前項の場合には、当該官吏吏員は、その身分を示す証票を携帶しなければならない。
(車両檢査官)
第七條 当該行政廳は、所部の官吏吏員の中から車両檢査官を命じ、第八章の規定による職権の行使を補助させることができる。
車両檢査官は、必要があると認めるときは、車庫その他車両の所在すると認める場所に臨檢し、車両を檢査し、又は質問をすることができる。
前項の場合には、車両檢査官は、その身分を示す証票を携帶しなければならない。
(道路運送委員会)
第八條 この法律の適正な運用を図るため、道路運送委員会を置く。
道路運送委員会は、中央道路運送委員会及び地方道路運送委員会とし、地方道路運送委員会は、第四條第三項に規定する一定区域ごとにこれを置く。
中央道路運送委員会は、委員九人を以て、地方道路運送委員会は、委員若干人を以てこれを組織する。
中央道路運送委員会の委員は、地方道路運送委員会の委員長を以てこれに充て、地方道路運送委員会の委員は、各都道府縣知事の推薦に基く運輸大臣の申出により、内閣総理大臣が、これを命ずる。
前項の各都道府縣知事の推薦すべき人員は、都府縣にあつては二人、北海道にあつては若干人とする。
官吏又は吏員であつた者は、その退職後一年間は道路運送委員会の委員となることができない。
道路運送委員会の委員の任期は、三年とし、補欠委員の任期は、前任者の残任期間とする。但し、再任されることを防げない。
道路運送委員会の委員は、在職中道路運送委員会の承認及び運輸大臣の同意のある場合を除く外、報酬のある他の職務に從事し、又は商業を営みその他金銭上の利益を目的とする業務を行つてはならない。
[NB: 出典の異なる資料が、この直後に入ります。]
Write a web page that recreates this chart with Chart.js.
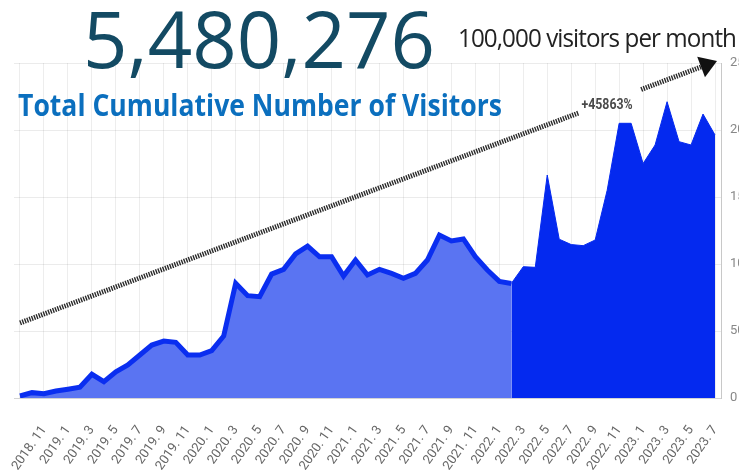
<!DOCTYPE html>
<html lang="en">
<head>
<meta charset="UTF-8">
<title>Total Cumulative Number of Visitors</title>
<script src="https://cdn.jsdelivr.net/npm/chart.js"></script>
<style>
  html, body { margin: 0; padding: 0; background: #fff; }
  #wrap { position: relative; width: 739px; height: 472px; overflow: hidden; }
  #visitorsChart { position: absolute; left: 0; top: 0; }
  .ttl { position: absolute; white-space: nowrap; line-height: 1; font-family: 'Open Sans', sans-serif; transform-origin: 0 0; }
  #total { left: 83px; top: -1px; font-size: 78px; color: #134a63; }
  #subtitle { left: 18px; top: 89px; font-size: 31px; font-weight: 700; color: #0b6fbe; }
  #perMonth { left: 458px; top: 24px; font-size: 26px; font-weight: 500; color: #222; letter-spacing: -1px; }
</style>
</head>
<body>
<div id="wrap">
  <canvas id="visitorsChart" width="739" height="472"></canvas>
  <div class="ttl" id="total">5,480,276</div>
  <div class="ttl" id="subtitle">Total Cumulative Number of Visitors</div>
  <div class="ttl" id="perMonth">100,000 visitors per month</div>
</div>
<script>
const months = [
  '2018. 9', '2018. 10', '2018. 11', '2018. 12',
  '2019. 1', '2019. 2', '2019. 3', '2019. 4', '2019. 5', '2019. 6',
  '2019. 7', '2019. 8', '2019. 9', '2019. 10', '2019. 11', '2019. 12',
  '2020. 1', '2020. 2', '2020. 3', '2020. 4', '2020. 5', '2020. 6',
  '2020. 7', '2020. 8', '2020. 9', '2020. 10', '2020. 11', '2020. 12',
  '2021. 1', '2021. 2', '2021. 3', '2021. 4', '2021. 5', '2021. 6',
  '2021. 7', '2021. 8', '2021. 9', '2021. 10', '2021. 11', '2021. 12',
  '2022. 1', '2022. 2', '2022. 3', '2022. 4', '2022. 5', '2022. 6',
  '2022. 7', '2022. 8', '2022. 9', '2022. 10', '2022. 11', '2022. 12',
  '2023. 1', '2023. 2', '2023. 3', '2023. 4', '2023. 5', '2023. 6',
  '2023. 7'
];

// monthly visitors
const visitors = [
  1500, 4000, 3200, 5200, 6500, 8000, 17700, 12200, 19600, 24600,
  32100, 39500, 42500, 41500, 32100, 32100, 35300, 46300, 85600, 76400,
  75600, 92500, 96000, 107500, 113400, 105400, 105400, 91000, 103000, 91800,
  96000, 93000, 89300, 93000, 103000, 121600, 117200, 118700, 105400, 95500,
  87000, 85500, 98000, 97500, 166400, 118500, 114500, 113700, 117900, 155000,
  205000, 205000, 175000, 188800, 221100, 191300, 188800, 211900, 196300
];

// the recent stretch is drawn in the darker colour
const highlightFrom = '2022. 2';

const yTicks = [0, 50000, 100000, 150000, 200000, 250000];

const trend = { fromMonth: '2018. 9', fromValue: 56000, toMonth: '2023. 7', toValue: 251500, label: '+45863%' };

const split = months.indexOf(highlightFrom);
const earlier = visitors.map((v, i) => i <= split ? v : null);
const recent = visitors.map((v, i) => i >= split ? v : null);

const trendArrow = {
  id: 'trendArrow',
  afterDatasetsDraw(chart) {
    const { ctx, scales: { x, y } } = chart;
    const x0 = x.getPixelForValue(months.indexOf(trend.fromMonth));
    const y0 = y.getPixelForValue(trend.fromValue);
    const x1 = x.getPixelForValue(months.indexOf(trend.toMonth)) + 2;
    const y1 = y.getPixelForValue(trend.toValue);
    const len = Math.hypot(x1 - x0, y1 - y0);
    const dx = (x1 - x0) / len, dy = (y1 - y0) / len;
    const head = 17, half = 11;
    const bx = x1 - dx * head, by = y1 - dy * head;
    const at = t => [x0 + (bx - x0) * t, y0 + (by - y0) * t];
    ctx.save();
    ctx.strokeStyle = '#2a2a2a';
    ctx.lineWidth = 5;
    ctx.setLineDash([1.4, 1.1]);
    const g0 = at(0.82), g1 = at(0.912);
    ctx.beginPath();
    ctx.moveTo(x0, y0);
    ctx.lineTo(g0[0], g0[1]);
    ctx.moveTo(g1[0], g1[1]);
    ctx.lineTo(bx, by);
    ctx.stroke();
    ctx.setLineDash([]);
    ctx.fillStyle = '#111';
    ctx.beginPath();
    ctx.moveTo(x1, y1);
    ctx.lineTo(bx - dy * half, by + dx * half);
    ctx.lineTo(bx + dy * half, by - dx * half);
    ctx.closePath();
    ctx.fill();
    const lp = at(0.862);
    ctx.translate(lp[0], lp[1] + 3);
    ctx.scale(0.88, 1);
    ctx.fillStyle = '#4a4a4a';
    ctx.font = 'bold 14px Roboto';
    ctx.textAlign = 'center';
    ctx.textBaseline = 'middle';
    ctx.fillText(trend.label, 0, 0);
    ctx.restore();
  }
};

new Chart(document.getElementById('visitorsChart'), {
  type: 'line',
  data: {
    labels: months,
    datasets: [
      {
        data: earlier,
        borderColor: '#0a2ef0',
        backgroundColor: '#5a74f2',
        borderWidth: 5,
        fill: 'origin',
        pointRadius: 0,
        tension: 0
      },
      {
        data: recent,
        borderColor: '#0429ef',
        backgroundColor: '#0429ef',
        borderWidth: 1,
        fill: 'origin',
        pointRadius: 0,
        tension: 0
      }
    ]
  },
  options: {
    responsive: false,
    animation: false,
    layout: { padding: { left: 14, top: 63 } },
    plugins: {
      legend: { display: false },
      tooltip: { enabled: false }
    },
    scales: {
      x: {
        offset: true,
        grid: {
          offset: false,
          drawTicks: true,
          tickLength: 25,
          tickColor: 'rgba(0,0,0,0)',
          color: c => c.index % 2 === 0 ? 'rgba(0,0,0,0.07)' : 'rgba(0,0,0,0)'
        },
        border: { color: '#d4d4d4' },
        ticks: {
          autoSkip: false,
          minRotation: 55,
          maxRotation: 55,
          padding: 0,
          color: '#666',
          font: { family: 'Roboto', size: 13 },
          callback: function (v, i) {
            return i > 0 && i % 2 === 0 ? this.getLabelForValue(v) : '';
          }
        },
        afterFit: s => { s.height = 74; }
      },
      y: {
        position: 'right',
        min: 0,
        max: 250000,
        afterBuildTicks: s => { s.ticks = yTicks.map(v => ({ value: v })); },
        grid: { color: 'rgba(0,0,0,0.08)', drawTicks: false },
        border: { color: '#c8c8c8' },
        ticks: {
          padding: 9,
          color: '#888',
          font: { family: 'Roboto', size: 13 }
        },
        afterFit: s => { s.width = 18; }
      }
    }
  },
  plugins: [trendArrow]
});

// squeeze the headings to the widths they take in the picture
function fitWidth(id, w) {
  const el = document.getElementById(id);
  el.style.transform = 'scaleX(' + (w / el.getBoundingClientRect().width) + ')';
}
fitWidth('total', 352);
fitWidth('subtitle', 484);
fitWidth('perMonth', 278);
</script>
</body>
</html>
道路運送委員会の委員が現に経営中の道路運送事業につき著しい経済的な利害関係を有し、又は道路運送事業に関し他の者と競爭的若しくは対立的立場にあると認められる場合において、当該道路運送委員会においてその委員を罷免すべき旨の議決をしたときは、運輸大臣の申出により、内閣総理大臣が、これを解任する。
道路運送委員会の委員が心身の故障のため職務を執ることができず、又はその職務を怠り、若しくはその職務に対し不正の行爲をしたと認められる場合において、当該道路運送委員会においてその委員を罷免すべき旨の議決をしたときは、運輸大臣の申出により、内閣総理大臣が、これを解任する。
道路運送委員会の委員の報酬及び旅費については、命令でこれを定める。
行政官廳は、左の事項で重要なものは、道路運送委員会の意見を徴し、その意見を尊重してこれをしなければならない。
一 この法律を改正する法律案及びこの法律に基く政令案の立案並びにこの法律に基く命令の制定及び改正
二 自動車運送事業の免許に関する基準の設定及び変更
五 自動車運送事業に係る第五十條第一項の協議に対する承諾
道路運送委員会は、道路運送の改善に関し、関係行政廳に建議をすることができる。
道路運送委員会は、その職務を行うため必要があるときは、公務所又は道路運送事業者若しくはその組織する團体その他の関係者に対し、必要な報告、情報又は資料を求めることができる。
道路運送委員会は、その職務を行うため必要があるときは、公務所、道路運送事業者若しくはその組織する團体又は学識経驗のある者に必要な調査を嘱託することができる。
道路運送委員会は、第十三項の規定による職務を行うには、事件関係人又は参考人に対し、出頭を求めてその意見又は報告を徴しなければならない。
この法律に規定するものの外、道路運送委員会の組織、運用その他道路運送委員会に関し必要な事項は、政令でこれを定める。
(訴願)
第九條 この法律又はこの法律に基いて発する命令に規定する事項につき行政廳のした処分に不服のある者は、訴願をすることができる。